Wednesday 2 January 2013

Some kind of New Year resolutions


Happy New Year of 2013! I have made some New Year resolutions that I will do my very best to achieve. 

1. I need to loose a couple of kilos and get rid of my sweet tooth. Christmas time and Beach season is not a successful combo. No chocolate, cakes and cookies during the week. I will only drink Coca Cola Zero on the weekend. And just so that I know: the weekend does not end on Monday and start again on Wednesday. Weekend is Friday evening until Sunday evening. 
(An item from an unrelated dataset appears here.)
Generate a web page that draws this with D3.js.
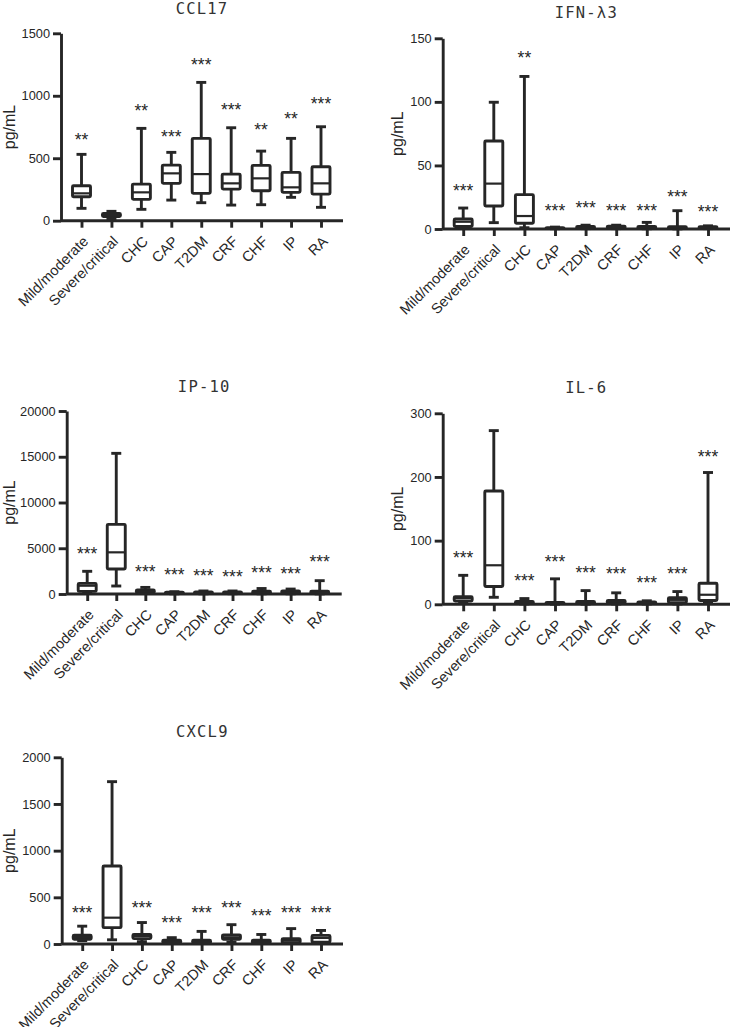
<!DOCTYPE html>
<html>
<head>
<meta charset="utf-8">
<script src="https://cdn.jsdelivr.net/npm/d3@7"></script>
<style>
  body { margin: 0; background: #fff; }
  svg { display: block; }
</style>
</head>
<body>
<div id="chart"></div>
<script>
// categories shared by every panel
const categories = ['Mild/moderate', 'Severe/critical', 'CHC', 'CAP', 'T2DM', 'CRF', 'CHF', 'IP', 'RA'];

// box stats per category: [min, q1, median, q3, max]
const ccl17Stats = [[99,192,219,280,531],[15,33,45,58,75],[91,171,227,293,739],[165,299,379,445,547],
  [144,219,373,659,1107],[125,253,299,373,744],[128,240,339,443,557],[187,227,267,387,659],[107,213,299,432,752]];
const ccl17Stars = ['**','','**','***','***','***','**','**','***'];
const ccl17StarY = [677,0,907,704,1280,917,757,845,965];
const ccl17Ticks = [0,500,1000,1500];

const ifnStats = [[0.8,2,5.7,7.9,16.5],[5,18.1,35.7,69.2,99.7],[1,4.5,10.2,27,120],[0.2,0.4,0.7,1,1.5],
  [0.3,0.8,1.3,2,3],[0.3,1,1.5,2.2,3],[0.2,0.7,1.2,2,5.2],[0.1,0.5,1,1.8,14.4],[0.3,0.8,1.2,1.8,2.5]];
const ifnStars = ['***','','**','***','***','***','***','***','***'];
const ifnStarY = [33.3,0,137.4,17.6,19.7,17.6,17.6,28.6,16.3];
const ifnTicks = [0,50,100,150];

const ip10Stats = [[100,284,907,1158,2480],[874,2732,4554,7614,15373],[50,150,250,437,720],[20,70,120,200,250],
  [20,80,140,220,330],[30,90,150,220,330],[20,100,170,300,600],[20,100,200,320,540],[10,70,150,300,1457]];
const ip10Stars = ['***','','***','***','***','***','***','***','***'];
const ip10StarY = [4809,0,2805,2514,2441,2259,2696,2587,3971];
const ip10Ticks = [0,5000,10000,15000,20000];

const il6Stats = [[2.5,5,9.4,12,45.5],[11,28,61.3,178,272.8],[0.5,1.5,3,4.5,9],[0.3,1,2,3,40],
  [0.3,1.5,3,4.5,21.5],[0.5,2,4,6,18],[0.5,1.5,2.5,3.5,5.5],[0.5,2.5,7,10.5,20],[2,6,15,33,207]];
const il6Stars = ['***','','***','***','***','***','***','***','***'];
const il6StarY = [79,0,43.5,72.3,55,54,39.3,54,238];
const il6Ticks = [0,100,200,300];

const cxcl9Stats = [[36,50,75,95,191],[45,175,282,836,1739],[25,58,86,102,230],[5,10,25,40,68],
  [5,10,25,40,135],[20,50,72,98,207],[5,10,25,42,102],[5,12,35,58,165],[5,20,65,92,145]];
const cxcl9Stars = ['***','','***','***','***','***','***','***','***'];
const cxcl9StarY = [371,0,429,271,371,429,339,371,371];
const cxcl9Ticks = [0,500,1000,1500,2000];

const W = 731, H = 1027;
const ink = '#262626';
const sans = '"Liberation Sans", Arial, sans-serif';

const panels = [
  { title: 'CCL17', stats: ccl17Stats, stars: ccl17Stars, starY: ccl17StarY, ticks: ccl17Ticks,
    x0: 61, xEnd: 343, yZero: 220.7, yTop: 33.3, titleY: 14, labelX: 9 },
  { title: 'IFN-\u03bb3', stats: ifnStats, stars: ifnStars, starY: ifnStarY, ticks: ifnTicks,
    x0: 442.7, xEnd: 730, yZero: 229, yTop: 38.3, titleY: 17.5, labelX: 397 },
  { title: 'IP-10', stats: ip10Stats, stars: ip10Stars, starY: ip10StarY, ticks: ip10Ticks,
    x0: 66.7, xEnd: 341.7, yZero: 594, yTop: 411, titleY: 392, labelX: 9 },
  { title: 'IL-6', stats: il6Stats, stars: il6Stars, starY: il6StarY, ticks: il6Ticks,
    x0: 442.7, xEnd: 730, yZero: 604.3, yTop: 413.3, titleY: 393, labelX: 397 },
  { title: 'CXCL9', stats: cxcl9Stats, stars: cxcl9Stars, starY: cxcl9StarY, ticks: cxcl9Ticks,
    x0: 61.7, xEnd: 343, yZero: 944, yTop: 757.3, titleY: 737, labelX: 9 }
];

const svg = d3.select('#chart').append('svg')
  .attr('width', W).attr('height', H);

const boxW = 18, capW = 10, sw = 2.9;

panels.forEach(p => {
  const g = svg.append('g');
  const ticks = p.ticks;
  const y = d3.scaleLinear().domain([0, ticks[ticks.length - 1]]).range([p.yZero, p.yTop]);
  const x = d3.scalePoint().domain(categories).range([p.x0 + 20.5, p.xEnd - 22]);

  // title
  g.append('text')
    .attr('x', (p.x0 + p.xEnd) / 2).attr('y', p.titleY)
    .attr('text-anchor', 'middle')
    .style('font-family', '"DejaVu Sans Mono", monospace')
    .style('font-size', '15.5px')
    .style('letter-spacing', '1.2px')
    .attr('fill', '#333')
    .text(p.title);

  // y axis
  const ya = g.append('g').attr('transform', `translate(${p.x0},0)`)
    .call(d3.axisLeft(y).tickValues(ticks).tickSize(8).tickSizeOuter(0).tickPadding(3).tickFormat(d3.format('d')));
  ya.select('.domain').attr('stroke', ink).attr('stroke-width', sw);
  ya.selectAll('.tick line').attr('stroke', ink).attr('stroke-width', sw);
  ya.selectAll('.tick text')
    .style('font-family', sans)
    .style('font-size', '12.8px').attr('fill', ink);

  // x axis
  const xa = g.append('g').attr('transform', `translate(0,${p.yZero})`)
    .call(d3.axisBottom(x).tickSize(7).tickSizeOuter(0).tickFormat(''));
  xa.select('.domain').remove();
  xa.selectAll('.tick line').attr('stroke', ink).attr('stroke-width', sw);
  g.append('line')
    .attr('x1', p.x0).attr('x2', p.xEnd)
    .attr('y1', p.yZero).attr('y2', p.yZero)
    .attr('stroke', ink).attr('stroke-width', sw);

  g.selectAll('.xlab').data(categories).enter().append('text')
    .attr('class', 'xlab')
    .attr('transform', d => `translate(${x(d) + 4},${p.yZero + 18}) rotate(-45)`)
    .attr('text-anchor', 'end')
    .attr('dy', '0.35em')
    .style('font-family', sans)
    .style('font-size', '14.5px')
    .attr('fill', ink)
    .text(d => d);

  // y label
  g.append('text')
    .attr('transform', `translate(${p.labelX},${(p.yZero + p.yTop) / 2}) rotate(-90)`)
    .attr('text-anchor', 'middle')
    .attr('dy', '0.35em')
    .style('font-family', sans)
    .style('font-size', '16px')
    .attr('fill', ink)
    .text('pg/mL');

  // boxes
  const boxes = g.selectAll('.box').data(p.stats).enter().append('g')
    .attr('class', 'box')
    .attr('transform', (d, i) => `translate(${x(categories[i])},0)`);

  boxes.append('line').attr('y1', d => y(d[0])).attr('y2', d => y(d[1]))
    .attr('stroke', ink).attr('stroke-width', sw);
  boxes.append('line').attr('y1', d => y(d[3])).attr('y2', d => y(d[4]))
    .attr('stroke', ink).attr('stroke-width', sw);
  boxes.append('line').attr('x1', -capW / 2).attr('x2', capW / 2)
    .attr('y1', d => y(d[0])).attr('y2', d => y(d[0]))
    .attr('stroke', ink).attr('stroke-width', sw);
  boxes.append('line').attr('x1', -capW / 2).attr('x2', capW / 2)
    .attr('y1', d => y(d[4])).attr('y2', d => y(d[4]))
    .attr('stroke', ink).attr('stroke-width', sw);
  boxes.append('rect')
    .attr('x', -boxW / 2).attr('width', boxW)
    .attr('y', d => y(d[3])).attr('height', d => y(d[1]) - y(d[3]))
    .attr('fill', '#fff').attr('stroke', ink).attr('stroke-width', sw)
    .attr('rx', 1);
  boxes.append('line').attr('x1', -boxW / 2).attr('x2', boxW / 2)
    .attr('y1', d => y(d[2])).attr('y2', d => y(d[2]))
    .attr('stroke', ink).attr('stroke-width', 2.2);

  // significance stars
  g.selectAll('.star').data(p.stars).enter().append('text')
    .attr('class', 'star')
    .attr('x', (d, i) => x(categories[i]))
    .attr('y', (d, i) => y(p.starY[i]) + 10)
    .attr('text-anchor', 'middle')
    .style('font-family', sans)
    .style('font-size', '17.5px')
    .attr('fill', ink)
    .text(d => d);
});
</script>
</body>
</html>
2. I will not shop any new clothes, shoes or handbags during 2013 unless I really need it, like gloves when it’s getting cold outside. I will instead start using all my clothes and shoes and not save them for the future. Who knows what’s waiting around the corner? I’d rather meet my future in a pair of Jimmy Choos than a pair of Hawaianas. 

3. I will tell the people in my life as often as I can how fantastic and wonderful they are, how much they mean to me and that I love them. I tell my Husband and our Daughters every day how special they are and how much I love them. I will now extend my Declaration of Love to more people and let them know how happy I am that they are in my life. 

4. I will keep in mind that I shouldn’t worry about people from the past, there’s a reason they didn’t make it into my future. What I mean, I’m not going to think another minute about the simpeltons I’ve had the bad fortune of meeting over the years. As an expatriate you meet people you wouldn’t have met otherwise, for better and for worse. Notorious liars, notorious womanizers and their notoriously jealous women, notorious cheaters, notorious free-loaders; I’ve met them all and they have no place in our life. 

This list of Promises to Self should be easy to live up to and by doing so, the year of 2013 has every possibility to be a fantastic year. I already have the main ingredients; people I love, good food and a beach. I intend to make the most of it!